- INSTRUCTIONS TO FOLLOW: Skip all pictures. Write out the data below from its first line through the line that contains "from matplotlib.patches import Rectangle".

- DATA:

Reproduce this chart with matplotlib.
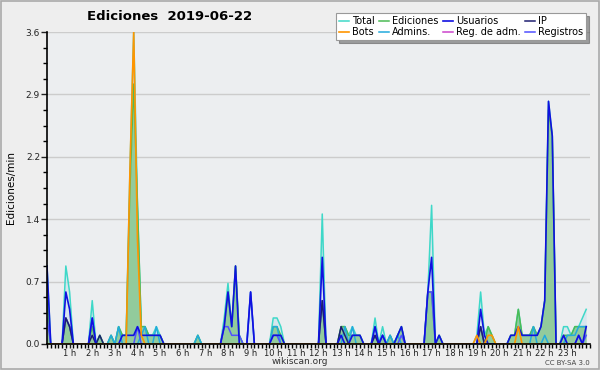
import matplotlib
matplotlib.use("Agg")
import matplotlib.pyplot as plt
import numpy as np
from matplotlib.ticker import MultipleLocator, FixedLocator
from matplotlib.patches import Rectangle

# edits per minute, one value per 10-minute slot (6 per hour, 144 in total)
total = [0.9, 0, 0, 0, 0, 0.9,   0.6, 0, 0, 0, 0, 0,
         0.5, 0, 0.1, 0, 0, 0.1,   0, 0.2, 0.1, 0.1, 2.0, 3.6,
         1.6, 0.2, 0.2, 0.1, 0.1, 0.2,   0.1, 0, 0, 0, 0, 0,
         0, 0, 0, 0, 0.1, 0,   0, 0, 0, 0, 0, 0.3,
         0.7, 0.2, 0.9, 0.1, 0, 0,   0.6, 0, 0, 0, 0, 0,
         0.3, 0.3, 0.2, 0, 0, 0,   0, 0, 0, 0, 0, 0,
         0, 1.5, 0, 0, 0, 0,   0.2, 0.2, 0.1, 0.2, 0.1, 0.1,
         0, 0, 0, 0.3, 0, 0.2,   0, 0.1, 0, 0.1, 0.2, 0,
         0, 0, 0, 0, 0, 0.6,   1.6, 0, 0.1, 0, 0, 0,
         0, 0, 0, 0, 0, 0,   0.1, 0.6, 0.1, 0.2, 0.1, 0,
         0, 0, 0, 0.1, 0.1, 0.4,   0.1, 0.1, 0.1, 0.2, 0.1, 0.2,
         0.5, 2.8, 2.4, 0, 0, 0.2,   0.2, 0.1, 0.2, 0.2, 0.3, 0.4]

ediciones = [0.5, 0, 0, 0, 0, 0.3,   0.2, 0, 0, 0, 0, 0,
             0.2, 0, 0.1, 0, 0, 0.1,   0, 0.2, 0.1, 0.1, 1.8, 3.0,
             1.6, 0.2, 0.2, 0.1, 0.1, 0.1,   0.1, 0, 0, 0, 0, 0,
             0, 0, 0, 0, 0.1, 0,   0, 0, 0, 0, 0, 0.2,
             0.6, 0.2, 0.9, 0.1, 0, 0,   0, 0, 0, 0, 0, 0,
             0.2, 0.2, 0.1, 0, 0, 0,   0, 0, 0, 0, 0, 0,
             0, 0.5, 0, 0, 0, 0,   0.2, 0.2, 0.1, 0.1, 0.1, 0.1,
             0, 0, 0, 0.1, 0, 0.1,   0, 0.1, 0, 0.1, 0.2, 0,
             0, 0, 0, 0, 0, 0.6,   0.6, 0, 0.1, 0, 0, 0,
             0, 0, 0, 0, 0, 0,   0, 0.2, 0, 0.2, 0.1, 0,
             0, 0, 0, 0.1, 0.1, 0.4,   0.1, 0.1, 0.1, 0.2, 0.1, 0.2,
             0.5, 2.7, 2.4, 0, 0, 0.1,   0.1, 0.1, 0.2, 0.2, 0.2, 0.2]

usuarios = [0.9, 0, 0, 0, 0, 0.6,   0.4, 0, 0, 0, 0, 0,
            0.3, 0, 0, 0, 0, 0,   0, 0, 0.1, 0.1, 0.1, 0.1,
            0.2, 0.1, 0.1, 0.1, 0.1, 0.1,   0.1, 0, 0, 0, 0, 0,
            0, 0, 0, 0, 0, 0,   0, 0, 0, 0, 0, 0.2,
            0.6, 0.2, 0.9, 0, 0, 0,   0.6, 0, 0, 0, 0, 0,
            0.1, 0.1, 0.1, 0, 0, 0,   0, 0, 0, 0, 0, 0,
            0, 1.0, 0, 0, 0, 0,   0.1, 0, 0, 0.1, 0.1, 0.1,
            0, 0, 0, 0.2, 0, 0.1,   0, 0, 0, 0.1, 0.2, 0,
            0, 0, 0, 0, 0, 0.6,   1.0, 0, 0.1, 0, 0, 0,
            0, 0, 0, 0, 0, 0,   0, 0.4, 0.1, 0, 0, 0,
            0, 0, 0, 0.1, 0.1, 0.2,   0.1, 0.1, 0.1, 0.1, 0.1, 0.2,
            0.5, 2.8, 2.4, 0, 0, 0.1,   0, 0, 0, 0.1, 0, 0.2]

ip = [0, 0, 0, 0, 0, 0.3,   0.2, 0, 0, 0, 0, 0,
      0.1, 0, 0.1, 0, 0, 0,   0, 0, 0, 0, 0, 0,
      0, 0, 0, 0, 0, 0,   0, 0, 0, 0, 0, 0,
      0, 0, 0, 0, 0, 0,   0, 0, 0, 0, 0, 0,
      0, 0, 0, 0, 0, 0,   0, 0, 0, 0, 0, 0,
      0, 0, 0, 0, 0, 0,   0, 0, 0, 0, 0, 0,
      0, 0.5, 0, 0, 0, 0,   0.2, 0.1, 0, 0, 0, 0,
      0, 0, 0, 0.1, 0, 0,   0, 0, 0, 0, 0, 0,
      0, 0, 0, 0, 0, 0,   0, 0, 0, 0, 0, 0,
      0, 0, 0, 0, 0, 0,   0, 0.2, 0, 0, 0, 0,
      0, 0, 0, 0, 0, 0,   0, 0, 0, 0, 0, 0,
      0, 0, 0, 0, 0, 0,   0, 0, 0, 0, 0, 0]

bots = [0, 0, 0, 0, 0, 0,   0, 0, 0, 0, 0, 0,
        0, 0, 0, 0, 0, 0,   0, 0, 0, 0, 2.0, 3.6,
        1.2, 0.1, 0, 0, 0, 0,   0, 0, 0, 0, 0, 0,
        0, 0, 0, 0, 0, 0,   0, 0, 0, 0, 0, 0,
        0, 0, 0, 0, 0, 0,   0, 0, 0, 0, 0, 0,
        0, 0, 0, 0, 0, 0,   0, 0, 0, 0, 0, 0,
        0, 0, 0, 0, 0, 0,   0, 0, 0, 0, 0, 0,
        0, 0, 0, 0, 0, 0,   0, 0, 0, 0, 0, 0,
        0, 0, 0, 0, 0, 0,   0, 0, 0, 0, 0, 0,
        0, 0, 0, 0, 0, 0,   0.1, 0, 0, 0.1, 0.1, 0,
        0, 0, 0, 0, 0, 0.2,   0, 0, 0, 0, 0, 0,
        0, 0, 0, 0, 0, 0,   0, 0, 0, 0, 0, 0]

admins = [0, 0, 0, 0, 0, 0,   0, 0, 0, 0, 0, 0,
          0, 0, 0, 0, 0, 0.1,   0, 0.2, 0, 0, 0, 0,
          0, 0.1, 0.2, 0, 0, 0.2,   0, 0, 0, 0, 0, 0,
          0, 0, 0, 0, 0.1, 0,   0, 0, 0, 0, 0, 0,
          0, 0, 0, 0, 0, 0,   0, 0, 0, 0, 0, 0,
          0.2, 0.2, 0, 0, 0, 0,   0, 0, 0, 0, 0, 0,
          0, 0, 0, 0, 0, 0,   0, 0.2, 0, 0.2, 0, 0,
          0, 0, 0, 0.2, 0, 0.1,   0, 0.1, 0, 0.1, 0, 0,
          0, 0, 0, 0, 0, 0,   0, 0, 0, 0, 0, 0,
          0, 0, 0, 0, 0, 0,   0, 0, 0, 0, 0, 0,
          0, 0, 0, 0, 0, 0,   0, 0, 0, 0.2, 0, 0,
          0.1, 0, 0, 0, 0, 0,   0.1, 0.1, 0.1, 0.2, 0.2, 0.2]

reg_adm = [0] * 144

registros = [0.3, 0, 0, 0, 0, 0.3,   0.2, 0, 0, 0, 0, 0,
             0.3, 0, 0, 0, 0, 0,   0, 0, 0, 0, 0, 0,
             0.2, 0, 0, 0, 0, 0,   0, 0, 0, 0, 0, 0,
             0, 0, 0, 0, 0, 0,   0, 0, 0, 0, 0, 0.2,
             0.2, 0.1, 0.1, 0.1, 0, 0,   0.6, 0, 0, 0, 0, 0,
             0.1, 0.1, 0, 0, 0, 0,   0, 0, 0, 0, 0, 0,
             0, 0.5, 0, 0, 0, 0,   0, 0, 0, 0, 0, 0,
             0, 0, 0, 0.1, 0, 0.1,   0, 0, 0, 0, 0.1, 0,
             0, 0, 0, 0, 0, 0.6,   0.6, 0, 0, 0, 0, 0,
             0, 0, 0, 0, 0, 0,   0, 0.2, 0, 0, 0, 0,
             0, 0, 0, 0, 0, 0,   0, 0, 0, 0, 0, 0,
             0, 0, 0, 0, 0, 0,   0, 0, 0, 0.1, 0, 0.1]

hour_labels = ["%d h" % h for h in range(1, 24)]
y_ticks = [0.0, 0.72, 1.44, 2.16, 2.88, 3.6]

x = np.arange(len(total)) / 6.0

fig = plt.figure(figsize=(6, 3.7), dpi=100)
fig.patch.set_facecolor("#eeeeee")
fig.patches.append(Rectangle((0.001, 0.002), 0.997, 0.995, transform=fig.transFigure,
                             fill=False, edgecolor="#aaaaaa", linewidth=1.2))
ax = fig.add_axes([0.0783, 0.0703, 0.905, 0.8432])
ax.set_facecolor("#eceef0")

# fills first, then lines
ax.fill_between(x, total, color="#cfe3ee", alpha=0.7, linewidth=0)
ax.fill_between(x, ediciones, color="#8fca98", alpha=0.95, linewidth=0)

l_total, = ax.plot(x, total, color="#3ed8c8", lw=1.1, label="Total")
l_ed, = ax.plot(x, ediciones, color="#4cbb55", lw=1.1, label="Ediciones")
l_adm, = ax.plot(x, admins, color="#22aadd", lw=1.1, label="Admins.")
l_reg, = ax.plot(x, registros, color="#5050ff", lw=1.1, label="Registros")
l_ra, = ax.plot(x, reg_adm, color="#cc44cc", lw=1.1, label="Reg. de adm.")
l_ip, = ax.plot(x, ip, color="#1e1e70", lw=1.1, label="IP")
l_usr, = ax.plot(x, usuarios, color="#1010e0", lw=1.2, label="Usuarios")
l_bots, = ax.plot(x, bots, color="#ff9500", lw=1.2, label="Bots")

ax.set_xlim(0, 24)
ax.set_ylim(0, 3.6)
ax.xaxis.set_major_locator(FixedLocator(range(1, 24)))
ax.set_xticklabels(hour_labels)
ax.xaxis.set_minor_locator(MultipleLocator(1 / 6))
ax.yaxis.set_major_locator(FixedLocator(y_ticks))
ax.set_yticklabels(["%.1f" % v for v in y_ticks])
ax.yaxis.set_minor_locator(MultipleLocator(0.18))
ax.tick_params(axis="both", which="major", labelsize=6.5, length=4, width=1, pad=1, colors="#222222")
ax.tick_params(axis="x", which="major", labelsize=6, length=3, pad=0.5)
ax.tick_params(axis="both", which="minor", length=3, width=1)
ax.grid(axis="y", color="#cccccc", lw=1)
ax.set_axisbelow(True)
for s in ["top", "right"]:
    ax.spines[s].set_visible(False)
ax.spines["left"].set_linewidth(1.2)
ax.spines["bottom"].set_linewidth(1.2)
ax.set_ylabel("Ediciones/min", fontsize=7.5, labelpad=7)

fig.text(0.283, 0.955, "Ediciones  2019-06-22", fontsize=9.5, fontweight="bold", ha="center", va="center")
fig.text(0.5, 0.022, "wikiscan.org", fontsize=6.5, ha="center", va="center", color="#333333")
fig.text(0.983, 0.02, "CC BY-SA 3.0", fontsize=5, ha="right", va="center", color="#444444")

handles = [l_total, l_bots, l_ed, l_adm, l_usr, l_ra, l_ip, l_reg]
leg = fig.legend(handles=handles, labels=[h.get_label() for h in handles], ncol=4,
                 loc="upper right", bbox_to_anchor=(0.985, 0.977), fontsize=7,
                 frameon=True, fancybox=False, shadow=True, handlelength=1.0,
                 handletextpad=0.3, columnspacing=0.5, labelspacing=0.1, borderpad=0.3)
leg.get_frame().set_edgecolor("#999999")
leg.get_frame().set_linewidth(0.8)

fig.savefig("out.png", dpi=100, facecolor=fig.get_facecolor())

- RESPONSE:
Reproduce this chart with matplotlib.
import matplotlib
matplotlib.use("Agg")
import matplotlib.pyplot as plt
import numpy as np
from matplotlib.ticker import MultipleLocator, FixedLocator
from matplotlib.patches import Rectangle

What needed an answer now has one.